2020-07-17   // Zinc, Trio

// JSON
{ "_kind": "date", "val": "2020-07-17" }

Time

Time is an ISO 8601 time of day. It is encoded as hh:mm:ss.sss:

14:30:00    // Zinc, Trio for 2:30pm

// JSON
{ "_kind": "time", "val": "14:30:00" }

DateTime

DateTime is an ISO 8601 timestamp paired with a timezone name. Haystack requires all timestamps to include a timezone. Timezone names are standardized in the timezone database (city name from zoneinfo database). Implementations should support DateTime precision at least down to the millisecond.

The encoding of DateTime is the ISO 8601 representation followed by a space and the timezone name:

2020-07-17T16:55:42.977-04:00 New_York  // Zinc, Trio
2020-07-17T23:30:00Z                    // May omit UTC timezone if offset is Z

// JSON
{  "_kind": "dateTime", "val": "2020-07-17T16:55:42.977-04:00", "tz": "New_York" }

Coord

Coord is a specialized data type to represent a geographic coordinate as a latitude and longitude. Haystack uses a special atomic type for coordinates to optimize historization of geolocation for transportation applications (versus a collection data type such as dict).

Latitude and longitude are represented in decimal degrees. Implementations should support precision down to the micro-degree (6 decimal places) which provides accuracy to ~100mm and can be packed into a 64-bit integer.

Coord is encoded using positive/negative latitude, longitude in decimal degrees:

C(37.5458266,-77.4491888)   // Trio, Zinc

// JSON
{ "_kind": "coord", "lat": 37.548266, "lng": -77.4491888 }

XStr

XStr is a tuple of a "type name" and string encoded value. The type name must follow tag naming rules except it must start with an ASCII upper case letter (A-Z). XStrs provide a mechanism for vendors to round trip specific string encoded atomic values.

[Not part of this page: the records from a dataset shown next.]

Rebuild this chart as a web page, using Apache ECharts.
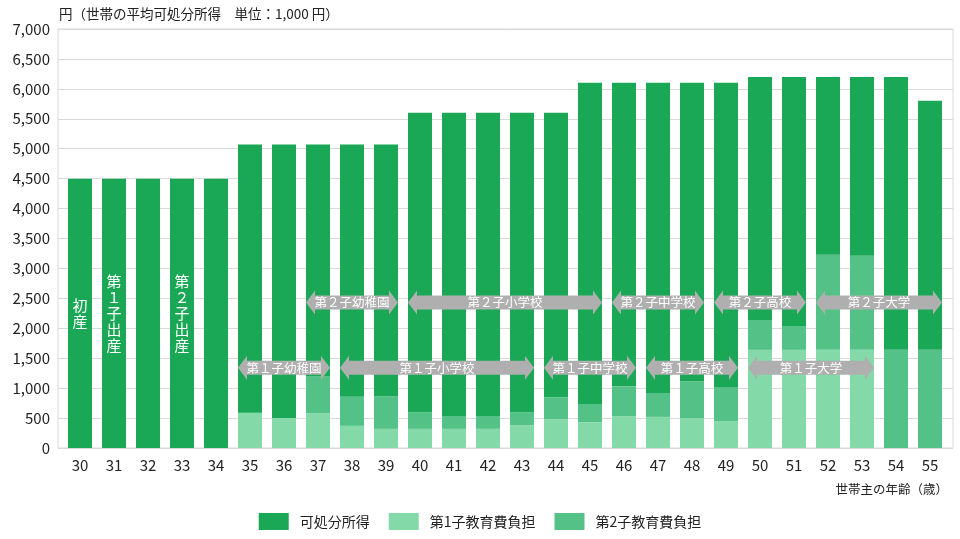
<!DOCTYPE html>
<html>
<head>
<meta charset="utf-8">
<script src="https://cdn.jsdelivr.net/npm/echarts@6/dist/echarts.min.js"></script>
<style>html,body{margin:0;padding:0;background:#fff}#c{width:960px;height:539px}</style>
</head>
<body>
<div id="c"></div>
<script>
// ---- data ----
const ages = ['30','31','32','33','34','35','36','37','38','39','40','41','42','43','44','45','46','47','48','49','50','51','52','53','54','55'];
// bottom segment: 第1子教育費負担
const child1Cost = [0,0,0,0,0,590,500,580,370,320,320,320,320,380,480,430,530,520,500,450,1640,1640,1640,1640,0,0];
// middle segment: 第2子教育費負担
const child2Cost = [0,0,0,0,0,0,0,620,485,540,280,215,215,220,370,305,500,400,610,555,500,400,1590,1570,1640,1640];
// top segment: 可処分所得 (remaining)
const disposable = [4500,4500,4500,4500,4500,4480,4570,3870,4215,4210,5000,5065,5065,5000,4750,5365,5070,5180,4990,5095,4060,4160,2970,2990,4560,4160];
// life events written vertically in bars
const eventLabels = ['初産','第１子出産','','第２子出産','','','','','','','','','','','','','','','','','','','','','',''];
// school-stage arrows
const arrowLabels = ['第１子幼稚園','第１子小学校','第１子中学校','第１子高校','第１子大学','第２子幼稚園','第２子小学校','第２子中学校','第２子高校','第２子大学'];
const arrowStart  = ['35','38','44','47','50','37','40','46','49','52'];
const arrowEnd    = ['37','43','46','49','53','39','45','48','51','55'];
const arrowChild  = [1,1,1,1,1,2,2,2,2,2];
const seriesNames = ['可処分所得','第1子教育費負担','第2子教育費負担'];
const yTicks = ['0','500','1,000','1,500','2,000','2,500','3,000','3,500','4,000','4,500','5,000','5,500','6,000','6,500','7,000'];

// ---- chart ----
const FONT = '"Noto Sans CJK JP", "Noto Sans", sans-serif';
const COLORS = { dark: '#1BA856', light: '#84D9A8', mid: '#54C286', arrow: '#AFAFAF' };
const ROW_VALUE = { 1: 1340, 2: 2430 };

const arrowData = arrowLabels.map((_, i) => [ages.indexOf(arrowStart[i]), ages.indexOf(arrowEnd[i]), ROW_VALUE[arrowChild[i]]]);

const chart = echarts.init(document.getElementById('c'), null, { renderer: 'canvas' });
chart.setOption({
  animation: false,
  textStyle: { fontFamily: FONT },
  title: [
    { text: '円（世帯の平均可処分所得　単位：1,000 円）', left: 54, top: 2,
      textStyle: { fontSize: 13.5, fontWeight: 'normal', color: '#222', fontFamily: FONT } },
    { text: '世帯主の年齢（歳）', right: 7, top: 478,
      textStyle: { fontSize: 12.5, fontWeight: 'normal', color: '#222', fontFamily: FONT } }
  ],
  legend: {
    data: seriesNames, top: 508, left: 'center', icon: 'rect',
    itemWidth: 30, itemHeight: 17, itemGap: 19,
    textStyle: { fontSize: 14, color: '#222', fontFamily: FONT, padding: [0, 0, 0, 6] }
  },
  grid: [
    { left: 58, right: 7, top: 29, bottom: 91, show: true, borderColor: '#d9d9d9', borderWidth: 1 },
    { left: 63, right: 13, top: 29, bottom: 91 }
  ],
  xAxis: [
    { gridIndex: 0, type: 'category', data: ages, show: false },
    { gridIndex: 1, type: 'category', data: ages,
      axisLine: { show: false }, axisTick: { show: false },
      axisLabel: { fontSize: 15, color: '#222', margin: 10, fontFamily: FONT } }
  ],
  yAxis: [
    { gridIndex: 0, type: 'value', min: 0, max: 7000, interval: 500,
      axisLine: { show: false }, axisTick: { show: false },
      splitLine: { lineStyle: { color: '#d9d9d9', width: 1 } },
      axisLabel: { fontSize: 15, color: '#222', margin: 8, fontFamily: FONT,
        formatter: (v) => yTicks[Math.round(v / 500)] } },
    { gridIndex: 1, type: 'value', min: 0, max: 7000, interval: 500, show: false }
  ],
  series: [
    { name: seriesNames[1], type: 'bar', stack: 'total', xAxisIndex: 1, yAxisIndex: 1,
      data: child1Cost, barWidth: 24, itemStyle: { color: COLORS.light } },
    { name: seriesNames[2], type: 'bar', stack: 'total', xAxisIndex: 1, yAxisIndex: 1,
      data: child2Cost, barWidth: 24, itemStyle: { color: COLORS.mid } },
    { name: seriesNames[0], type: 'bar', stack: 'total', xAxisIndex: 1, yAxisIndex: 1,
      data: disposable, barWidth: 24, itemStyle: { color: COLORS.dark },
      label: { show: true, position: 'inside', color: '#fff', fontSize: 15, lineHeight: 16, fontFamily: FONT,
        formatter: (p) => eventLabels[p.dataIndex] ? eventLabels[p.dataIndex].split('').join('\n') : '' } },
    { type: 'custom', xAxisIndex: 1, yAxisIndex: 1, z: 10, data: arrowData,
      encode: { x: [0, 1], y: 2 },
      renderItem: function (params, api) {
        const s = api.coord([api.value(0), api.value(2)]);
        const e = api.coord([api.value(1), api.value(2)]);
        const band = api.size([1, 0])[0];
        const half = 12 / 34 * band;
        const x0 = s[0] - half, x1 = e[0] + half, y = s[1];
        const hh = 12, bh = 7, head = 9;
        return {
          type: 'group',
          children: [
            { type: 'polygon',
              shape: { points: [[x0, y], [x0 + head, y - hh], [x0 + head, y - bh], [x1 - head, y - bh], [x1 - head, y - hh],
                                [x1, y], [x1 - head, y + hh], [x1 - head, y + bh], [x0 + head, y + bh], [x0 + head, y + hh]] },
              style: { fill: COLORS.arrow } },
            { type: 'text',
              style: { text: arrowLabels[params.dataIndex], x: (x0 + x1) / 2, y: y, align: 'center', verticalAlign: 'middle',
                       fill: '#fff', font: '12.5px ' + FONT } }
          ]
        };
      }
    }
  ]
});
</script>
</body>
</html>
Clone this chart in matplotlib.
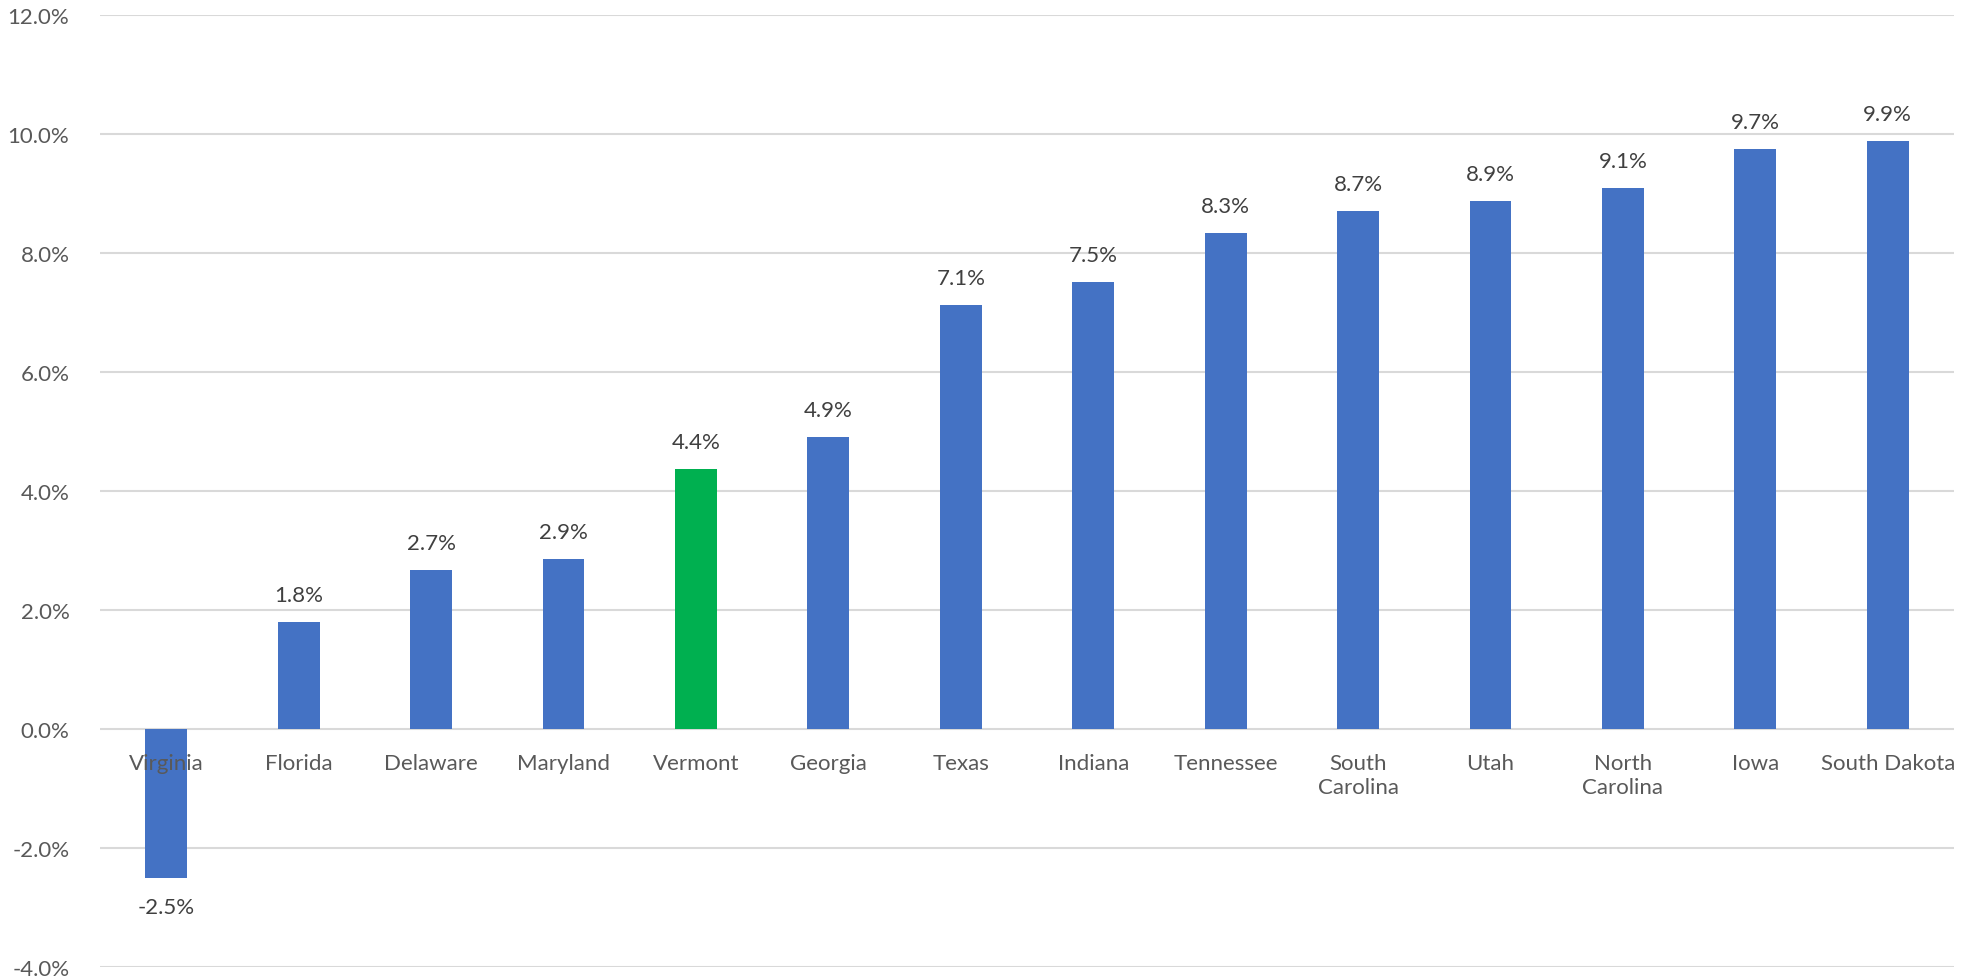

The type name is not currently standardized by Project Haystack. However it should be assumed that future versions of this specification may standardize a set of XStr type names.

Encodings:

Type("value")   // Zinc, Trio
Color("red")    // Zinc, Trio

// JSON
{ "_kind": "xstr", "type": "Color","val": "red" }

List

List is a collection data type. Lists are ordered sequences and may contain any other valid Haystack data types.

Lists are encoded using square brackets exactly like JSON arrays:

[1, "two", 3]    // Zinc, Trio, JSON
[]               // empty list

Dict

Dict (or dictionary) is the primary collection data type in Haystack. Dicts are an unordered collection of name/value pairs that we call tags. The name keys of a dict are restricted to ASCII letters, digits and underbar as discussed in the names section. The values may be be any other valid Haystack data type.

Dicts are encoded using curly braces similiar to JSON objects:

{x:123, y:456}       // Zinc, Trio (commas optional, trailing comma allowed)
{"x":123, "y":456}   // JSON object

Grid

Grid is a two dimensional tabular data type. Grids are essentially a list of dicts. However, grids may include grid level and column level meta data that is modeled as a dict. Grids are the fundamental unit of data exchange over the HTTP API.

Grids are commonly used to encode a list of dicts into a single table. Consider three dicts that model buildings:

id: @site-a
dis: "Site A"
site
area: 45000ft²

id: @site-b
dis: "Site B"
site

id: @site-c
dis: "Site C"
site
area: 62000ft²
phone: "(804) 555-1234"

Our three entities all have an id, dis, and site tags. In addition, two have the area tag, and one has a phone tag. To combine these three entities into a grid we end up with five columns and three rows:

id       dis       site  area      phone
-------  -------   ----  --------  ------
@site-a  "Site A"  ✓     45000ft²
@site-b  "Site B"  ✓
@site-c  "Site C"  ✓     62000ft²  "(804) 555-1234"

Note the columns are union of all tags shared by the entities. Because not every entity shares the same columns, we have sparse or null cells. We could further add grid level or column level meta.

The data above is encoded into Zinc as follows:

Zinc JSON
ver:"3.0"
id,       dis,       site,  area,      phone
@site-a,  "Site A",  M,     45000ft²,  N
@site-b,  "Site B",  M,     N,         N
@site-c,  "Site C",  M,     62000ft²,  "(804) 555-1234"
  

See Zinc and Json chapters for the details for grid encoding.

Defs

All the data types are formally defined by name with a def:

Subtyping is used to narrow the core kinds into tag definitions. For example all ref tags will subtype from ref.